Schilf is certain that Sandström has not understood the witness. But he, on the other hand, does understand him. Sympathy wells up when he thinks about those words—cries for help, really—coming from the same brain that produced the sober phrases of the scientific essay. The physics professor was used to bending the world with the power of his intellect. So this was how he spoke after waiting three days for news of his son.
The waitress has finished distributing the menus. Now she starts on the tea lights—symbols of uselessness in the bright morning sun. A customer walks up to the photo shop and knocks on the bars of the birdcage.
“Pretty please,” the parrot says.
Schilf only skims the rest of the file. Sandström’s handwriting shows the increasing strain he is under. The brief report from the police psychologist states that Sebastian is not suffering from schizophrenia. The forensic team notes that the Volvo was professionally cleaned the day after the kidnapping.
“What can I get you, sir?”
Schilf lowers his papers. “You have to understand dialectics,” he murmurs.
“What did you say? You’re diabetic?”
Under her knitted brow, the waitress’s clear, green eyes are slanted. She is probably wearing tinted contact lenses to give her the transparent, all-knowing gaze of a cat. Schilf has to admit that it works.
“Look out,” the macaw says.
“Could I have a newspaper, please,” the detective says. “And a café au lait.”
“Yes, you can have that,” the waitress nods. “There’s no sugar in it.”
She comes back with a newspaper and a tall glass layered with coffee and milk in different shades. Deftly, she places a long-handled spoon down next to the glass and puts the accompanying sachet of sugar into the pocket of her miniskirt. Schilf lets her have her way, even though he prefers sugar in his coffee. He opens the newspaper. The headline is underlined in red, and stretches across the whole of the front page. “MURDERER IN WHITE.” An enormous question mark detracts from the finality of the headline. The waitress stands idly by the table, watching a group of tourists gawping at the cathedral spire with their heads thrown back. Under the headline, large photos show an angular man in a yellow sports jersey frowning as he holds a trophy up for the camera, and a bald doctor in a white coat who has not quite succeeded in pushing his hand between himself and the onlookers.
“It’s only a church tower, after all,” the waitress says maliciously. Then she makes a vague gesture in the direction of the newspaper. “It’s all nonsense.”
“What’s nonsense?” Schilf asks.
“This one didn’t kill that one,” she says, pointing first at one photograph, then the other. “You’re not from here, are you?”
“My girlfriend and I live in Stuttgart.”
Schilf recognizes the expression on people’s faces when they are sizing up a crazy old man—it’s a sure sign that he’s on the right track. The waitress nods, her eyebrows raised, and starts justifying her presence by wiping the edge of the table. Her movements are precise, like those of a machine.
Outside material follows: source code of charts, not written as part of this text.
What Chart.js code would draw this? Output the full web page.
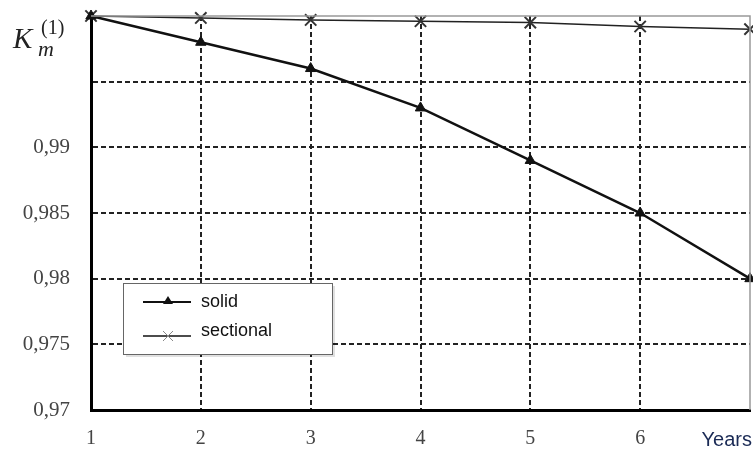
<!DOCTYPE html>
<html>
<head>
<meta charset="utf-8">
<script src="https://cdn.jsdelivr.net/npm/chart.js@4.4.0/dist/chart.umd.min.js"></script>
<style>
  body { margin: 0; background: #fff; }
</style>
</head>
<body>
<canvas id="mycanvas" width="753" height="453"></canvas>
<script>
var years = [1, 2, 3, 4, 5, 6, 7];
var solid = [1.0, 0.998, 0.996, 0.993, 0.989, 0.985, 0.980];
var sectional = [1.0, 0.99985, 0.9997, 0.9996, 0.9995, 0.9992, 0.999];
var yTicks = [0.97, 0.975, 0.98, 0.985, 0.99];

var extras = {
	id: 'extras',
	afterDraw: function(chart) {
		var ctx = chart.ctx;
		var a = chart.chartArea;
		ctx.save();
		// top and right frame
		ctx.strokeStyle = '#999';
		ctx.lineWidth = 1.5;
		ctx.beginPath();
		ctx.moveTo(a.left, a.top);
		ctx.lineTo(a.right, a.top);
		ctx.lineTo(a.right, a.bottom);
		ctx.stroke();

		// axis title K_m^(1)
		ctx.fillStyle = '#222';
		ctx.font = 'italic 29px "Liberation Serif"';
		ctx.textBaseline = 'alphabetic';
		ctx.fillText('K', 13, 48);
		ctx.font = 'italic 22px "Liberation Serif"';
		ctx.fillText('m', 38, 56);
		ctx.font = '20px "Liberation Serif"';
		ctx.fillText('(1)', 41, 34);

		// Years label
		ctx.fillStyle = '#1a2a55';
		ctx.font = '20px "Liberation Sans"';
		ctx.textAlign = 'right';
		ctx.fillText('Years', 752, 446);

		// legend
		var lx = 123, ly = 283, lw = 209, lh = 71;
		ctx.fillStyle = 'rgba(0,0,0,0.12)';
		ctx.fillRect(lx + 3, ly + 3, lw, lh);
		ctx.fillStyle = '#fff';
		ctx.fillRect(lx, ly, lw, lh);
		ctx.strokeStyle = '#666';
		ctx.lineWidth = 1;
		ctx.strokeRect(lx + 0.5, ly + 0.5, lw, lh);

		ctx.strokeStyle = '#111';
		ctx.lineWidth = 2;
		ctx.beginPath();
		ctx.moveTo(143, 302); ctx.lineTo(191, 302);
		ctx.stroke();
		ctx.fillStyle = '#111';
		ctx.beginPath();
		ctx.moveTo(168, 296); ctx.lineTo(173, 304); ctx.lineTo(163, 304);
		ctx.closePath(); ctx.fill();

		ctx.lineWidth = 1.5;
		ctx.beginPath();
		ctx.moveTo(143, 336); ctx.lineTo(191, 336);
		ctx.stroke();
		ctx.strokeStyle = '#888';
		ctx.lineWidth = 1;
		ctx.beginPath();
		ctx.moveTo(163, 331); ctx.lineTo(173, 341);
		ctx.moveTo(173, 331); ctx.lineTo(163, 341);
		ctx.stroke();

		ctx.fillStyle = '#111';
		ctx.textAlign = 'left';
		ctx.textBaseline = 'middle';
		ctx.font = '18px "Liberation Sans"';
		ctx.fillText('solid', 201, 302);
		ctx.fillText('sectional', 201, 331);
		ctx.restore();
	}
};

new Chart(document.getElementById('mycanvas'), {
	type: 'line',
	data: {
		labels: years,
		datasets: [
			{
				label: 'solid',
				data: solid,
				borderColor: '#111',
				backgroundColor: '#111',
				borderWidth: 2.5,
				pointStyle: 'triangle',
				pointRadius: 6,
				pointBorderWidth: 1,
				tension: 0,
				clip: 10
			},
			{
				label: 'sectional',
				data: sectional,
				borderColor: '#222',
				backgroundColor: '#333',
				borderWidth: 1.5,
				pointStyle: 'crossRot',
				pointRadius: 8,
				pointBorderColor: '#333',
				pointBorderWidth: 2,
				tension: 0,
				clip: 10
			}
		]
	},
	options: {
		responsive: false,
		animation: false,
		devicePixelRatio: 1,
		layout: { autoPadding: false, padding: { top: 16, right: 3, left: 0, bottom: 0 } },
		plugins: { legend: { display: false }, tooltip: { enabled: false } },
		scales: {
			x: {
				type: 'linear',
				min: 1,
				max: 7,
				afterFit: function(s) { s.height = 43; s.paddingLeft = 0; s.paddingRight = 0; },
				afterBuildTicks: function(s) { s.ticks = years.map(function(v) { return { value: v }; }); },
				border: { display: true, color: '#000', width: 3, dash: [5, 3] },
				grid: {
					color: function(c) { return (c.tick && (c.tick.value === 1 || c.tick.value === 7)) ? 'rgba(0,0,0,0)' : '#222'; },
					lineWidth: 2,
					drawTicks: false
				},
				ticks: {
					padding: 17,
					color: '#444',
					font: { family: 'Liberation Serif', size: 20 },
					callback: function(v) { return v === 7 ? '' : String(v); }
				}
			},
			y: {
				min: 0.97,
				max: 1.0,
				afterFit: function(s) { s.width = 91; s.paddingTop = 0; s.paddingBottom = 0; },
				afterBuildTicks: function(s) {
					s.ticks = [0.97, 0.975, 0.98, 0.985, 0.99, 0.995, 1.0].map(function(v) { return { value: v }; });
				},
				border: { display: true, color: '#000', width: 3, dash: [5, 3] },
				grid: {
					color: function(c) { return (c.tick && (c.tick.value === 0.97 || c.tick.value === 1.0)) ? 'rgba(0,0,0,0)' : '#222'; },
					lineWidth: 2,
					drawTicks: false
				},
				ticks: {
					padding: 21,
					color: '#444',
					font: { family: 'Liberation Serif', size: 21 },
					callback: function(v) {
						var idx = yTicks.findIndex(function(t) { return Math.abs(t - v) < 1e-9; });
						return idx >= 0 ? String(yTicks[idx]).replace('.', ',') : '';
					}
				}
			}
		}
	},
	plugins: [extras]
});
</script>
</body>
</html>
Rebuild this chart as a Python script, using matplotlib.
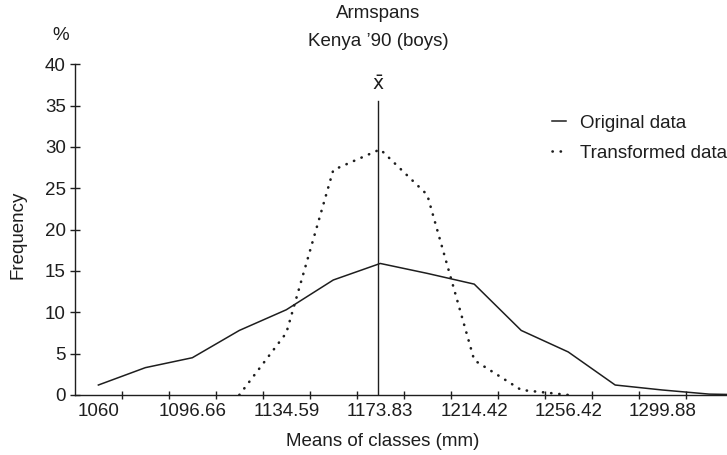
import numpy as np
import matplotlib
matplotlib.use("Agg")
from matplotlib import pyplot as plt

# class means (mm), every second class is labelled
tick_labels = ["1060", "1096.66", "1134.59", "1173.83", "1214.42", "1256.42", "1299.88"]

# frequency (%) per class
original = [1.2, 3.3, 4.5, 7.8, 10.3, 13.9, 15.9, 14.7, 13.4, 7.8, 5.2, 1.2, 0.6, 0.1, 0.0]
transformed_start = 3
transformed = [0.0, 7.5, 27.2, 29.7, 24.2, 4.2, 0.6, 0.0]

mean_class = 5.95
mean_top = 35.6

INK = "#1e1e1e"
FS = 13.5
plt.rcParams["font.family"] = ["Liberation Sans", "DejaVu Sans"]
plt.rcParams["font.size"] = FS

fig = plt.figure(figsize=(7.27, 4.55), dpi=100)
ax = fig.add_axes([0.103, 0.132, 0.897, 0.727])

xo = np.arange(len(original))
xt = np.arange(len(transformed)) + transformed_start

ax.plot(xo, original, color=INK, lw=1.1, label="Original data")
ax.plot(xt, transformed, color=INK, lw=1.9, linestyle=(0, (0.1, 3.0)),
		dash_capstyle="round", label="Transformed data")

# mean line
ax.plot([mean_class, mean_class], [0, mean_top], color=INK, lw=1.0)
ax.text(mean_class, mean_top + 0.8, r"$\bar{\mathrm{x}}$", ha="center", va="bottom",
		fontsize=FS, color=INK)

ax.set_xlim(-0.5, 13.38)
ax.set_ylim(0, 40)

# labels at class means, tick marks at class boundaries
ax.set_xticks(np.arange(0, 2 * len(tick_labels), 2))
ax.set_xticklabels(tick_labels)
ax.set_xticks(np.arange(0.5, 13, 1), minor=True)
ax.tick_params(axis="x", which="major", length=0, pad=6, colors=INK, labelsize=FS)
ax.tick_params(axis="x", which="minor", length=6, direction="inout", width=1.0, colors=INK)
ax.set_yticks(np.arange(0, 41, 5))
ax.tick_params(axis="y", length=7, direction="inout", width=1.0, colors=INK, labelsize=FS, pad=3)

for s in ["top", "right"]:
	ax.spines[s].set_visible(False)
for s in ["left", "bottom"]:
	ax.spines[s].set_color(INK)
	ax.spines[s].set_linewidth(1.0)

fig.text(378 / 727, 1 - 13 / 455, "Armspans", ha="center", va="center", fontsize=FS, color=INK)
fig.text(378 / 727, 1 - 42 / 455, "Kenya \u201990 (boys)", ha="center", va="center", fontsize=FS, color=INK)
fig.text(61 / 727, 1 - 35 / 455, "%", ha="center", va="center", fontsize=FS, color=INK)
fig.text(18 / 727, 1 - 235 / 455, "Frequency", rotation=90, ha="center", va="center",
		 fontsize=FS, color=INK)
fig.text(383 / 727, 1 - 441 / 455, "Means of classes (mm)", ha="center", va="center",
		 fontsize=FS, color=INK)

ax.legend(loc="upper left", bbox_to_anchor=(0.732, 0.848), frameon=False, handlelength=0.75,
		  handletextpad=0.75, labelspacing=0.7, borderpad=0, borderaxespad=0,
		  fontsize=FS, labelcolor=INK)

fig.savefig("out.png", dpi=100, facecolor="white")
Now that the detective thinks about it, the parrot with his painted headdress also looks mechanical, and the group of tourists is being hustled out of the picture as if on a conveyor belt. Perhaps I’m the only creature made of flesh and blood here, the detective thought , the detective thinks. And I’m trying to investigate crimes among the robots.
“But he has a motive, after all,” Schilf says. “This senior registrar must have known about the experiments on patients, and blackmailed the medical director.”
He lifts his head to confirm that the waitress is looking at him suspiciously. He feels her catlike gaze on him as a physical sensation, especially on his forehead and temples.
“All nonsense,” she repeats stubbornly.